Local Muslim leaders have been requesting the change for two years, arguing that students who practice Islam and are granted excused absences on those days shouldn’t have to miss exams.
School officials finally complied in the calendar for next year, acknowledging that it makes sense in light of the growing number of Muslim students.
Other religions are also acknowledged in the school calendar, most notably through the Christian holidays of Christmas and Easter, which annually are included in the winter and spring breaks. And about five years ago the schools began closing for two major Jewish holidays: Yom Kippur, the day of atonement, and Rosh Hashana, the Jewish new year.
But no Muslim holidays have appeared on the school calendar–until now.
Eid al-Fitr (Sept. 10) is a celebration at the end of Ramadan, the month of fasting, and Eid al-Adha (Nov. 17) is a day of sacrifice honoring the prophet Abraham, who was willing to sacrifice his son at God’s request. On both, Muslims pray and give to charity.
No tests will be scheduled on either holiday in the schools this year, and no sports games will be scheduled on the previous evenings, since–like the Jewish holidays–both begin at sundown, Tudor said.
The Anne Arundel County Muslim Council has been asking for two years that no tests be scheduled on the two days, said Rudwan Abu-Rumman, the council’s president. The group would have asked for the schools to close, but decided to temper their request to something more reasonable, he said.
One way or another, it’s important for those days to be considered by the district so that Muslim teachers and students feel welcome here, Abu-Rumman said. And it’s particularly important now, because schools here and elsewhere are trying to recruit Arabic language teachers.
Statewide, the Maryland Muslim Council also has been pushing for schools to close on the two holidays, said Rizwan Siddiqi, a spokesman for the council, which estimates there are more than 350,000 Muslims in Maryland.
The state Board of Education has been receptive, he said, but the discussion keeps touching on a disagreement within the Muslim community.
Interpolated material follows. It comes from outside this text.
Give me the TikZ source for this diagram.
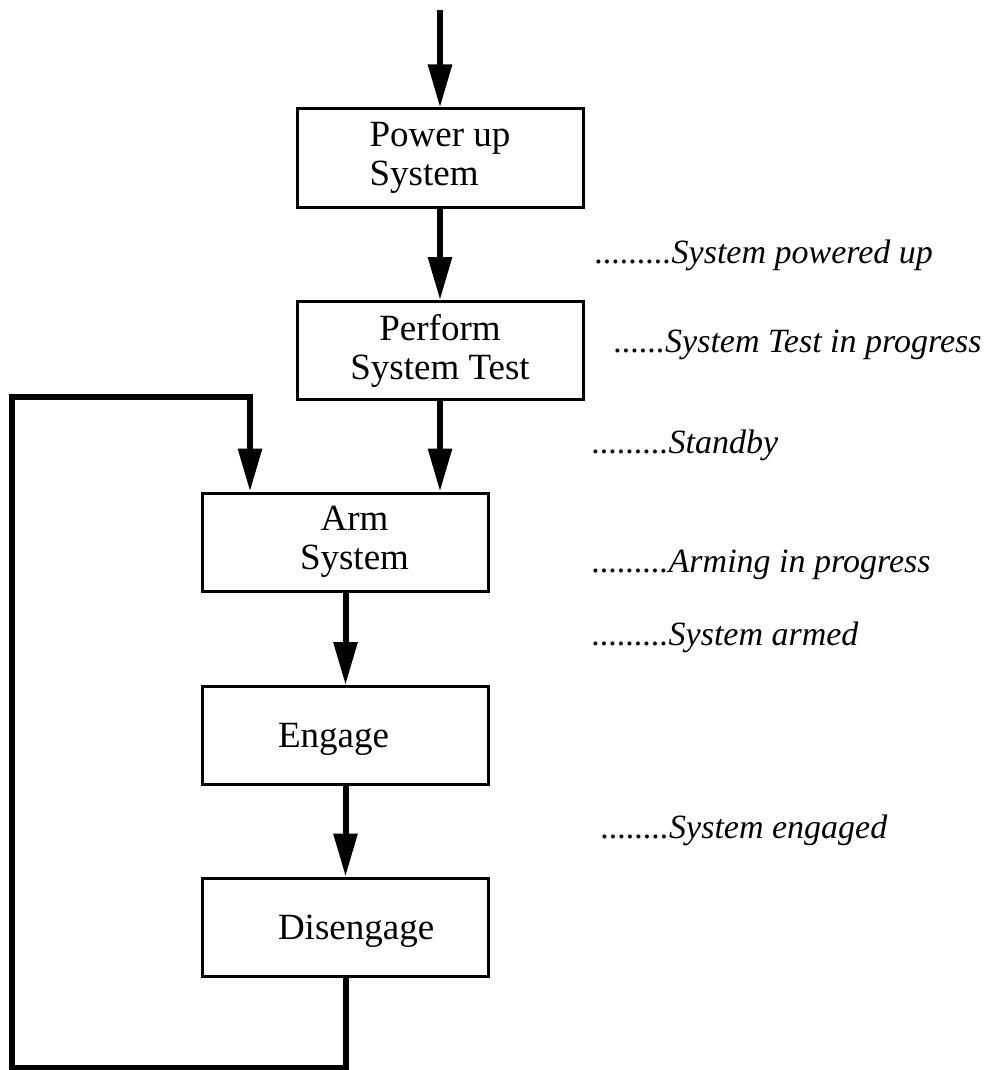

The holidays are scheduled on the lunar calendar, and for 1,400 years Muslims looked to the sky to decide whether festivities would occur the next day, Siddiqi said. Now that scientists can predict lunar cycles, some more liberal Muslims would like to schedule the holidays in advance, which would allow them to be marked on school calendars. But more orthodox observers prefer to wait and follow the moon.
A small fight also has been brewing in Baltimore County over the two Muslim holidays. According to Charles Herndon, a district spokesman, the schools have long refrained from scheduling tests on the two Eid festivals, but now a Muslim group is asking the schools to close completely.
District officials have been refusing on grounds that the state doesn’t allow days off for religious reasons. For Yom Kippur and Rosh Hashana, on the other hand, they close for secular reasons: So many students and teachers were taking off on those days that instruction was disrupted.
No such disruption has been observed on the Muslim holidays, Herndon said.